19 July 2006

Protecting women from themselves

The BBC is currently screening a short documentary series about "lefties", a nostalgic look back at the good old days of political activism. On Monday night, it was the turn of The Feminists.

Well, the loony fringes of feminism. As one woman even admitted of the 1980s, some of what went on was "fundamentalist" in nature, close to being like "a cult".

One of things that some of these brave souls 'fessed up to was the firebombing and vandalising of sex shops.

It's difficult to see what this achieved or even what they hoped to achieve. Indeed, if they'd actually really cared about their sisters, perhaps they could have spent some time working to make sure that all the equal-pay legislation that existed was actually put into practise.

But no. They preferred to tilt at windmills, à la Don Quixote.

Mind you, one can't help wondering if they'd have had such problems with the new breed of women-centred sex emporia, such as Sh!. And what about the new breed of female pornographers who are producing porn for women? Does this make them as militantly upset?

What a relief it is to know that such fanatic times are over.

Err, well not quite.

Because the sort of women who targeted sex shops have given up on that – and have now set their sights on, wait for it… other women. And they want to tell other women what sort of sexual lives they can and cannot live.

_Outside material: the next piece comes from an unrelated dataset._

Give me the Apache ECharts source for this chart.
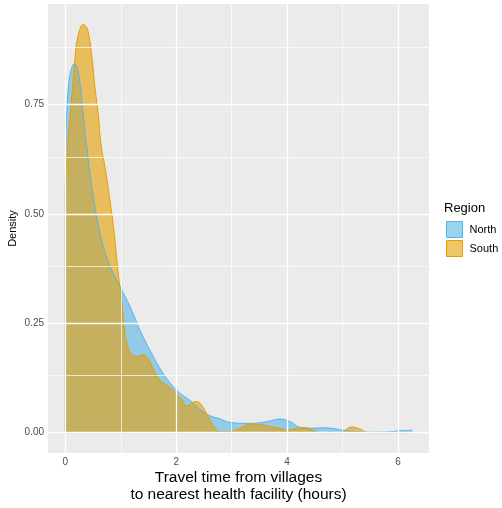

Top of the list of Bad Sex (if you're concerned about the rest of the sisterhood, that is) is kinky sex where the woman is submissive to a man. (They don’t seem to worry so much about submissive men with a Domme, or being a subbie woman to a dominant woman)

There's a human rights case going forward to Europe at present, where a man lost his job after some sanctimonious, interfering coward anonymously told his employers that he was into BDSM – with his wife and another woman.

When it came to his hearing, the employer admitted that he hadn't done anything wrong. But that didn't stop the two miserable old harridans on the panel lambasting his wife and girlfriend (who'd turned up as witnesses for him) for their behaviour. He was subsequently sacked.

This isn't a unique attitude. It's one that even gets mentioned in the film Secretary. In a surreal sequence near the end, Maggie Gyllenhaal's character is showing her boss/Master how dedicated she is to him, but a vast number of people turn up to attempt to dissuade her. Two of the dungaree-wearing brigade lambast her for what she's doing to other women.

Does this mean that women who play the submissive role in a BDSM relationship with a man aren't capable of really choosing such a role? It's going to turn them into doormats in all walks of life? Such play is going to reinforce any negative attitudes in society to women? It's going to put paid to any chances of women actually getting equal pay and so forth?

Is this what they think?

What planet are these women on? Perhaps it's the same one where a few of the sisters suggested to a major trade union that they started a campaign to get shops to stop putting sanitary products anywhere near baby products – because it was upsetting for women who couldn't have a child.

What's the difference between these sorts of women and the religious nutters who'd love to stick us all in a chador? Both want to control women and their sexuality. But that women should think that it's somehow acceptable to tell other women how they should and shouldn't have sex is amazing, since it suggests that they either don't understand the nature of sexual liberation or don't approve of the reality.

They're the women who have stopped other women calling themselves feminists – because few sane people want to be associated with such extremists.

It would have been nice to suggest that they need a damned good whipping. But on second thoughts, perhaps they'd enjoy that.